Author: John R. Howard (Compiler)
Date: January 1, 1899
Type: Anthology-excerpt

Abraham Lincoln (1809–1865)

“With malice toward none, with charity for all, with firmness in the right as God gives us to see the right.” — Second Inaugural Address, 1865.


Selected Writings

Douglas Debate
October 7, 1858

If you will take Judge Douglas’s speeches and select the short and pointed sentences expressed by him — as his declaration that he “don’t care whether slavery is voted up or down” — you will see at once that this is perfectly logical if you do not admit that slavery is wrong.
If you do admit that it is wrong, he cannot logically say he doesn’t care whether a wrong is voted up or voted down. Nobody has a right to do wrong.

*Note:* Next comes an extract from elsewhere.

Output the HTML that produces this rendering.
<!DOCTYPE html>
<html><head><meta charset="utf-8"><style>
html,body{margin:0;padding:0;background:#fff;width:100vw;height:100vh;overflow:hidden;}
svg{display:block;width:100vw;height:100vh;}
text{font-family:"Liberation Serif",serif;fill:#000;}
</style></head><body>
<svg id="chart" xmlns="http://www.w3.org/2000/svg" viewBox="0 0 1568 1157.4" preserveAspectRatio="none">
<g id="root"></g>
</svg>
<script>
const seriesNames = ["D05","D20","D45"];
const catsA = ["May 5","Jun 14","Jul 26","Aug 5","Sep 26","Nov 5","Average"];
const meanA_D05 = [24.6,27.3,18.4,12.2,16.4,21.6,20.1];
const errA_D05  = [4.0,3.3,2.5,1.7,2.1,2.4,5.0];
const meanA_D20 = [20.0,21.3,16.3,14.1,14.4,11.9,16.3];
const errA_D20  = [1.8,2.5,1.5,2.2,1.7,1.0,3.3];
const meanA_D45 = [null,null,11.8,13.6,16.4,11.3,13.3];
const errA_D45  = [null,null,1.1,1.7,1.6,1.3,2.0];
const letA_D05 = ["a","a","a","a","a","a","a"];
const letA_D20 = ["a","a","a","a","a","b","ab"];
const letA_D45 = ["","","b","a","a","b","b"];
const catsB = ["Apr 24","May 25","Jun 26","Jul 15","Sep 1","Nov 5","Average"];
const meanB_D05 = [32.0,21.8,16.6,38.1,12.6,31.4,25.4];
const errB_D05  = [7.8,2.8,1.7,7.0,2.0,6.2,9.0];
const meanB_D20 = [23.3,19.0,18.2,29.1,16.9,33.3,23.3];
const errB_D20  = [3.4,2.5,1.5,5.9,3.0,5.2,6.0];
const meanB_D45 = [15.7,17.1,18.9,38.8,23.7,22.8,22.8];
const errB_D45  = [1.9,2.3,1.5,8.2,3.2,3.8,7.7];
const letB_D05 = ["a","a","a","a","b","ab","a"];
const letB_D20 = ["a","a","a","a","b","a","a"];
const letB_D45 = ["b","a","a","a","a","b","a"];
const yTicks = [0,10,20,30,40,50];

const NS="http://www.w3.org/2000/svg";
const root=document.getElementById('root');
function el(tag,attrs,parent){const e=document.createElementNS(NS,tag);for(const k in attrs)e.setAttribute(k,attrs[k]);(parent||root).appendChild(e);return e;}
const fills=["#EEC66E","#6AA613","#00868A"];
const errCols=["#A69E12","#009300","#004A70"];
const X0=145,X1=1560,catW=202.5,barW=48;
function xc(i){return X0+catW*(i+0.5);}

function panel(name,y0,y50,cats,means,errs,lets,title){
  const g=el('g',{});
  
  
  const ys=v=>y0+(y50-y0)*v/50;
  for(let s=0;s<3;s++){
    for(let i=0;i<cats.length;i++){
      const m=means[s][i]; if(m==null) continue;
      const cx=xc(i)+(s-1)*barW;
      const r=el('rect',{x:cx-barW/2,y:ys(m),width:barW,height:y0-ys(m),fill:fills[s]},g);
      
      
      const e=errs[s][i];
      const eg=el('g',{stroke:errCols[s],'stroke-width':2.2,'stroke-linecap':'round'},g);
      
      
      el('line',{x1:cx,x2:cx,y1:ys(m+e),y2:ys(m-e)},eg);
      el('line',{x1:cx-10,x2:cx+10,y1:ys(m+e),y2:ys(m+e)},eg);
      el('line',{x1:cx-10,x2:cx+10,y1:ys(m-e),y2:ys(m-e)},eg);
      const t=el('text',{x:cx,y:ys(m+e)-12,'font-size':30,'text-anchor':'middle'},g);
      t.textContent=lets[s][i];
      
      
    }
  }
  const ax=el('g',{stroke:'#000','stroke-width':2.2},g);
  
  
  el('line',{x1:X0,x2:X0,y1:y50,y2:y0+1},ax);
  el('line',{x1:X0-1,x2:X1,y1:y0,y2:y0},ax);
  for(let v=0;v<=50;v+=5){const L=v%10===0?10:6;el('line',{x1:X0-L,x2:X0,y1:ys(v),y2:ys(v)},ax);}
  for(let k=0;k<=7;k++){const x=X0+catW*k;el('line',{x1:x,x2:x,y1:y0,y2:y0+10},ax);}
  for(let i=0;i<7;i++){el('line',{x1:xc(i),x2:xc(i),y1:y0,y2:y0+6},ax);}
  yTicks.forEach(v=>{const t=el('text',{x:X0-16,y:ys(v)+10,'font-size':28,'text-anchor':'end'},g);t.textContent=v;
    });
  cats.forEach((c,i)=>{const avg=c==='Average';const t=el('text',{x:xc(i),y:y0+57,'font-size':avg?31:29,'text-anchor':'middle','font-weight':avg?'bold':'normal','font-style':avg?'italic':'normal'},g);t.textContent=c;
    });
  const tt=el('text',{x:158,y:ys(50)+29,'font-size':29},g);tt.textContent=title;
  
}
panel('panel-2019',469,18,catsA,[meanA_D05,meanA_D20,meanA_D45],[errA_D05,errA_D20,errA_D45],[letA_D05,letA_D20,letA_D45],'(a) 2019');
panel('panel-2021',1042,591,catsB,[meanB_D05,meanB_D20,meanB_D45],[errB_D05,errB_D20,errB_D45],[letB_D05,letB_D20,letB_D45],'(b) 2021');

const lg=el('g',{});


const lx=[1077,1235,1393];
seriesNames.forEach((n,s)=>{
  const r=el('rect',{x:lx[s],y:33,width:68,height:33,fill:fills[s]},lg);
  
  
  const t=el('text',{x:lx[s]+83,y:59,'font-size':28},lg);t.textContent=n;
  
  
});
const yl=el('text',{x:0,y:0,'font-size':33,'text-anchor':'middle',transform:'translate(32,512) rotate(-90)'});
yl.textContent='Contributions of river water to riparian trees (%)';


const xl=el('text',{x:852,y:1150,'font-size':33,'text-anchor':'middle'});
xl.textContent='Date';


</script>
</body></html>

To the Republicans of Boston, Massachusetts
April 6, 1859

This is a world of compensations; and he who would be no slave must consent to have no slave. Those who deny freedom to others deserve it not for themselves, and, under a just God, cannot long retain it.

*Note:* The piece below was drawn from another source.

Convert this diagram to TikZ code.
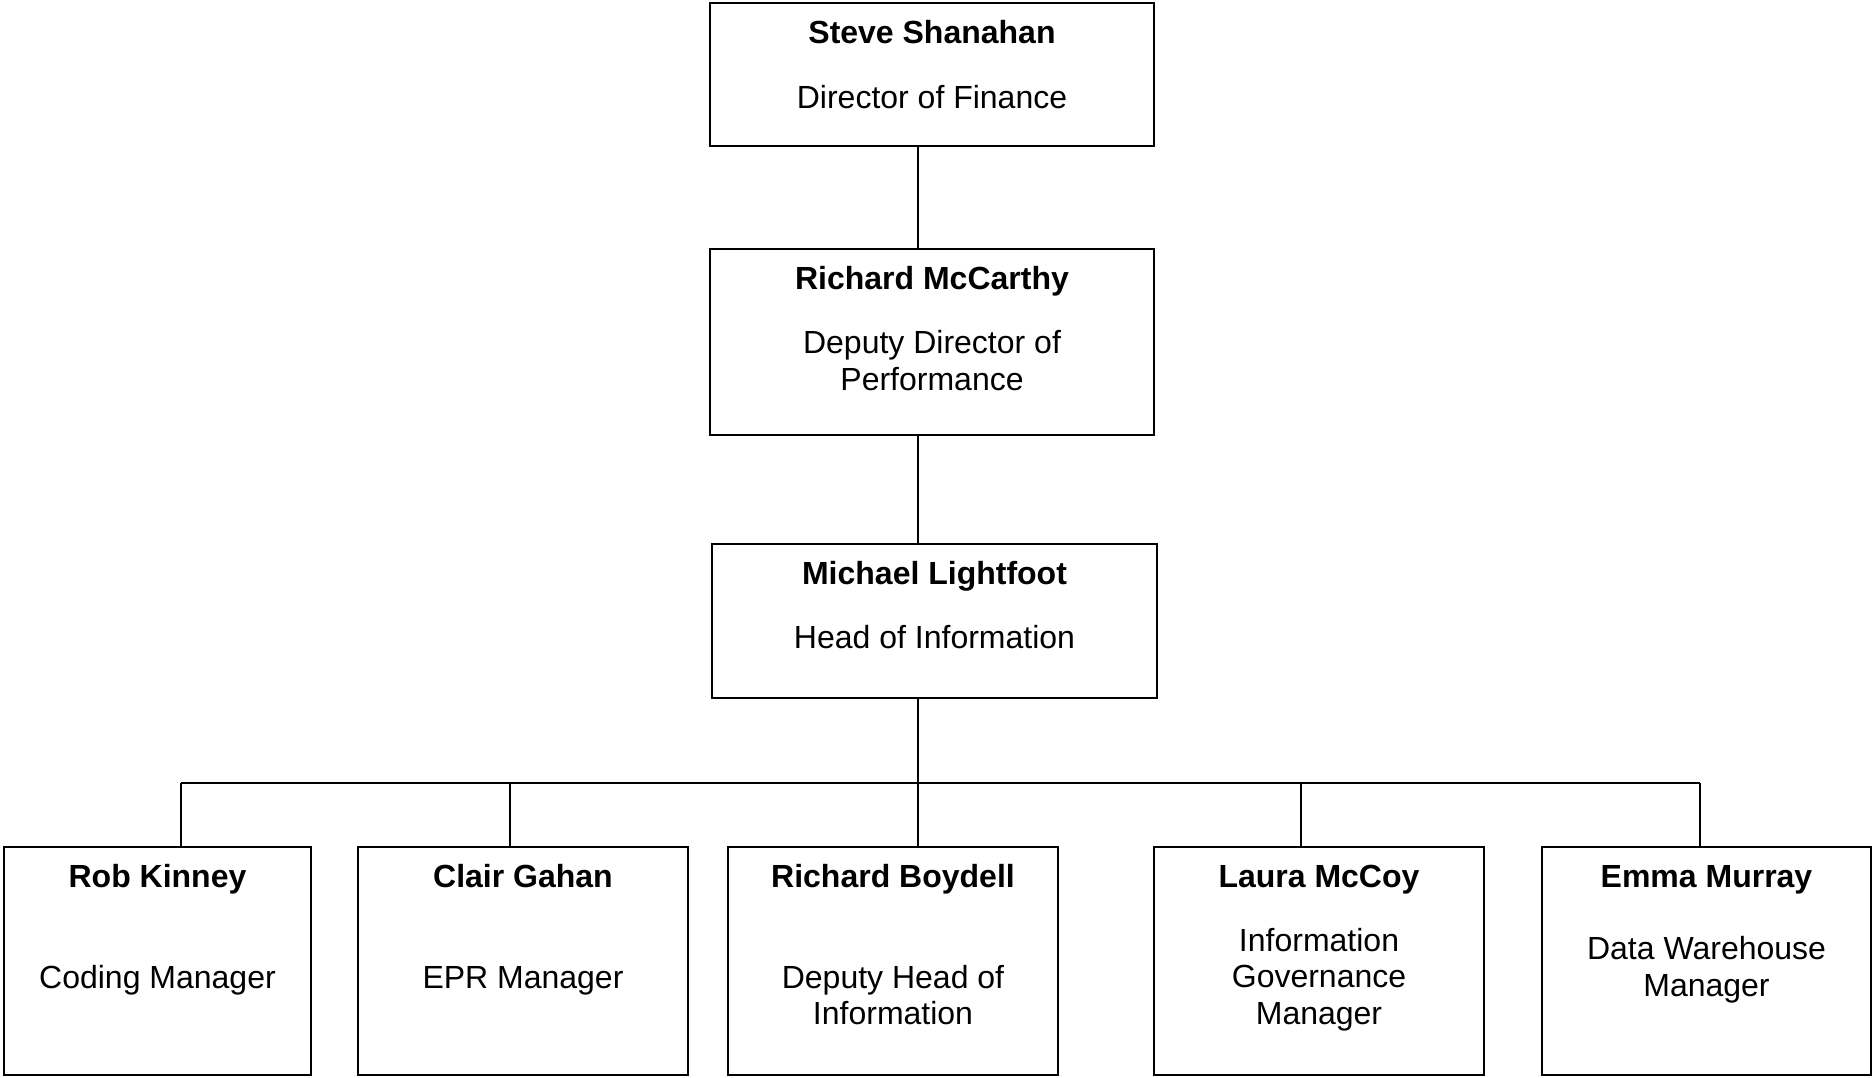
\documentclass[tikz,border=0pt]{standalone}
\usepackage{fontspec}
\setmainfont{Liberation Sans}
\begin{document}
\begin{tikzpicture}[x=0.5pt,y=-0.5pt,
  box/.style={draw, line width=1pt, inner sep=0pt, minimum height=#1},
  box/.default=114pt,
  pname/.style={font=\fontsize{16pt}{19pt}\selectfont\bfseries, anchor=base, inner sep=0pt},
  prole/.style={font=\fontsize{16pt}{19pt}\selectfont, anchor=base, inner sep=0pt},
  link/.style={line width=1pt}]
\useasboundingbox (0,0) rectangle (1872,1077);
% boxes
\node[box=71.5pt, minimum width=222pt] (steve) at (932,74.5) {};
\node[box=93pt, minimum width=222pt] (mccarthy) at (932,342) {};
\node[box=77pt, minimum width=222.5pt] (michael) at (934.5,621) {};
\node[box, minimum width=153.5pt] (rob) at (157.5,961) {};
\node[box, minimum width=165pt] (clair) at (523,961) {};
\node[box, minimum width=165pt] (boydell) at (893,961) {};
\node[box, minimum width=165pt] (laura) at (1319,961) {};
\node[box, minimum width=164.5pt] (emma) at (1706.5,961) {};
% texts
\node[pname] (steveN) at ([yshift=-20.5pt]steve.north) {Steve Shanahan};
\node[prole] (steveR) at ([yshift=-53pt]steve.north) {Director of Finance};
\node[pname] (mccarthyN) at ([yshift=-20.5pt]mccarthy.north) {Richard McCarthy};
\node[prole] (mccarthyR1) at ([yshift=-52.5pt]mccarthy.north) {Deputy Director of};
\node[prole] (mccarthyR2) at ([yshift=-71pt]mccarthy.north) {Performance};
\node[pname] (michaelN) at ([yshift=-20.5pt]michael.north) {Michael Lightfoot};
\node[prole] (michaelR) at ([yshift=-52.5pt]michael.north) {Head of Information};
\node[pname] (robN) at ([yshift=-20.5pt]rob.north) {Rob Kinney};
\node[prole] (robR) at ([yshift=-71pt]rob.north) {Coding Manager};
\node[pname] (clairN) at ([yshift=-20.5pt]clair.north) {Clair Gahan};
\node[prole] (clairR) at ([yshift=-71pt]clair.north) {EPR Manager};
\node[pname] (boydellN) at ([yshift=-20.5pt]boydell.north) {Richard Boydell};
\node[prole] (boydellR1) at ([yshift=-71pt]boydell.north) {Deputy Head of};
\node[prole] (boydellR2) at ([yshift=-89pt]boydell.north) {Information};
\node[pname] (lauraN) at ([yshift=-20.5pt]laura.north) {Laura McCoy};
\node[prole] (lauraR1) at ([yshift=-52.5pt]laura.north) {Information};
\node[prole] (lauraR2) at ([yshift=-70.5pt]laura.north) {Governance};
\node[prole] (lauraR3) at ([yshift=-89pt]laura.north) {Manager};
\node[pname] (emmaN) at ([yshift=-20.5pt]emma.north) {Emma Murray};
\node[prole] (emmaR1) at ([yshift=-56.5pt]emma.north) {Data Warehouse};
\node[prole] (emmaR2) at ([yshift=-75pt]emma.north) {Manager};
% connectors
\coordinate (trunk) at (917.5,783);
\coordinate (d1) at (181,783);
\coordinate (d2) at (510,783);
\coordinate (d4) at (1301,783);
\coordinate (d5) at (1700,783);
\draw[link] (steve.south -| trunk) -- (mccarthy.north -| trunk);
\draw[link] (mccarthy.south -| trunk) -- (michael.north -| trunk);
\draw[link] (michael.south -| trunk) -- (boydell.north -| trunk);
\draw[link] (d1) -- (d5);
\draw[link] (d1) -- (d1 |- rob.north);
\draw[link] (d2) -- (d2 |- clair.north);
\draw[link] (d4) -- (d4 |- laura.north);
\draw[link] (d5) -- (d5 |- emma.north);
\end{tikzpicture}
\end{document}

Cooper Institute Address, New York
February 27, 1860

I do not mean to say we are bound to follow implicitly in whatever our fathers did. To do so would be to discard all the lights of current experience—to reject all progress, all improvement.
What I do say is that if we would supplant the opinions and policy of our fathers in any case, we should do so upon evidence so conclusive and argument so clear that even their great authority cannot stand against it.
Bearing this in mind, and seeing that sectionalism has arisen again upon this same subject, is that warning [of Washington’s Farewell Address] a weapon in your hands against us, or in our hands against you?

Letter to Horace Greeley
August 22, 1862

My paramount object is to save the Union, and not either to save or destroy slavery.
If I could save the Union without freeing any slave, I would do it; and if I could save it by freeing all the slaves, I would do it; and if I could do it by freeing some and leaving others alone, I would also do that.
What I do about slavery and the colored race, I do because I believe it helps to save the Union; and what I forbear, I forbear because I do not believe it would help to save the Union.

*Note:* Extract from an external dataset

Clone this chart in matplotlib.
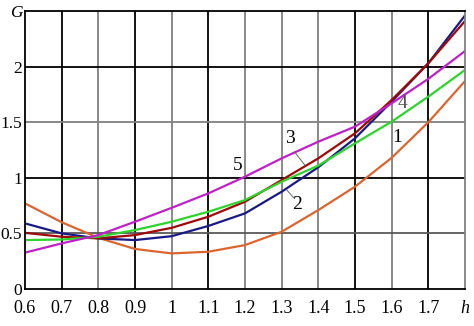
import numpy as np
import matplotlib
matplotlib.use('Agg')
from matplotlib import pyplot as plt

plt.rcParams['font.family'] = 'serif'
plt.rcParams['font.serif'] = ['Liberation Serif', 'Times New Roman', 'DejaVu Serif']

# h values and the five G curves
h = [0.6, 0.7, 0.8, 0.9, 1.0, 1.1, 1.2, 1.3, 1.4, 1.5, 1.6, 1.7, 1.8]
g1 = [0.77, 0.60, 0.46, 0.36, 0.32, 0.335, 0.395, 0.515, 0.71, 0.92, 1.18, 1.50, 1.87]
g2 = [0.59, 0.50, 0.455, 0.44, 0.475, 0.567, 0.68, 0.875, 1.095, 1.355, 1.685, 2.03, 2.46]
g3 = [0.505, 0.47, 0.455, 0.485, 0.55, 0.65, 0.785, 0.98, 1.175, 1.40, 1.70, 2.03, 2.41]
g4 = [0.44, 0.445, 0.47, 0.53, 0.605, 0.695, 0.80, 0.965, 1.11, 1.31, 1.505, 1.73, 1.97]
g5 = [0.327, 0.41, 0.485, 0.605, 0.73, 0.86, 1.01, 1.175, 1.325, 1.46, 1.67, 1.89, 2.14]

xticks = [0.6, 0.7, 0.8, 0.9, 1.0, 1.1, 1.2, 1.3, 1.4, 1.5, 1.6, 1.7, 1.8]
xticklabels = ['0.6', '0.7', '0.8', '0.9', '1', '1.1', '1.2', '1.3', '1.4',
               '1.5', '1.6', '1.7', 'h']
yticks = [0, 0.5, 1, 1.5, 2, 2.5]
yticklabels = ['0', '0.5', '1', '1.5', '2', 'G']

fig = plt.figure(figsize=(4.74, 3.26), dpi=100)
ax = fig.add_axes([25/474, 1-289/326, 440/474, 278/326])

# grid: mix of black and gray lines as in the scan
vcols = ['k', '0.5', 'k', '0.5', 'k', '0.5', '0.5', '0.5', 'k', '0.5', 'k']
for x, c in zip(xticks[1:-1], vcols):
    ax.axvline(x, color=c, lw=1.3, zorder=0)
hcols = ['0.35', 'k', '0.5', 'k']
for y, c in zip(yticks[1:-1], hcols):
    ax.axhline(y, color=c, lw=1.3, zorder=0)

ax.plot(h, g1, color='#DB6530', lw=1.6)
ax.plot(h, g2, color='#1A1A85', lw=1.6)
ax.plot(h, g3, color='#A00808', lw=1.6)
ax.plot(h, g4, color='#2CD42C', lw=1.6)
ax.plot(h, g5, color='#C020C8', lw=1.6)

ax.text(1.614, 1.36, '1', fontsize=14, ha='center', va='center')
ax.text(1.341, 0.76, '2', fontsize=14, ha='center', va='center')
ax.text(1.322, 1.35, '3', fontsize=14, ha='center', va='center')
ax.text(1.629, 1.67, '4', fontsize=14, ha='center', va='center', color='0.3')
ax.text(1.180, 1.115, '5', fontsize=14, ha='center', va='center')
ax.plot([1.314, 1.333], [0.89, 0.82], color='0.4', lw=0.7)
ax.plot([1.336, 1.363], [1.23, 1.115], color='0.4', lw=0.7)

ax.set_xlim(0.6, 1.8)
ax.set_ylim(0, 2.5)
ax.set_xticks(xticks)
ax.set_xticklabels(xticklabels, fontsize=13)
ax.set_yticks(yticks)
ax.set_yticklabels(yticklabels, fontsize=12.5)
ax.get_xticklabels()[-1].set_fontstyle('italic')
ax.get_yticklabels()[-1].set_fontstyle('italic')
ax.tick_params(axis='x', length=0, pad=8)
ax.tick_params(axis='y', length=0, pad=2)
for s in ['left', 'bottom', 'top']:
    ax.spines[s].set_color('k')
    ax.spines[s].set_linewidth(1.3)
ax.spines['right'].set_color('0.5')
ax.spines['right'].set_linewidth(1.3)

fig.savefig('out.png', dpi=100)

Preliminary Emancipation Proclamation
September 22, 1862

I, Abraham Lincoln, President of the United States of America, and Commander-in-Chief of the Army and Navy thereof, do hereby proclaim and declare that hereafter … all persons held as slaves within any State, or designated part of a State, the people whereof shall then be in rebellion against the United States, shall be then, thenceforward, and forever free.

Annual Message to Congress
December 1, 1862

Fellow-citizens, we cannot escape history. We, of this Congress and this Administration, will be remembered in spite of ourselves.
The fiery trial through which we pass will light us down, in honor or dishonor, to the latest generation.
In giving freedom to the slave, we assure freedom to the free—honorable alike in what we give and what we preserve.
We shall nobly save, or meanly lose, the last best hope of earth.
The way is plain, peaceful, generous, just—a way which, if followed, the world will forever applaud, and God must forever bless.

Final Emancipation Proclamation
January 1, 1863

I, Abraham Lincoln, President of the United States, by virtue of the power in me vested as Commander-in-Chief of the Army and Navy, do order and declare that all persons held as slaves within the rebellious States are, and henceforward shall be, free.

Second Inaugural Address
March 4, 1865

With malice toward none, with charity for all, with firmness in the right as God gives us to see the right, let us strive on to finish the work we are in—to bind up the nation’s wounds; to care for him who shall have borne the battle, and for his widow, and his orphan—to do all which may achieve and cherish a just and lasting peace among ourselves and with all nations.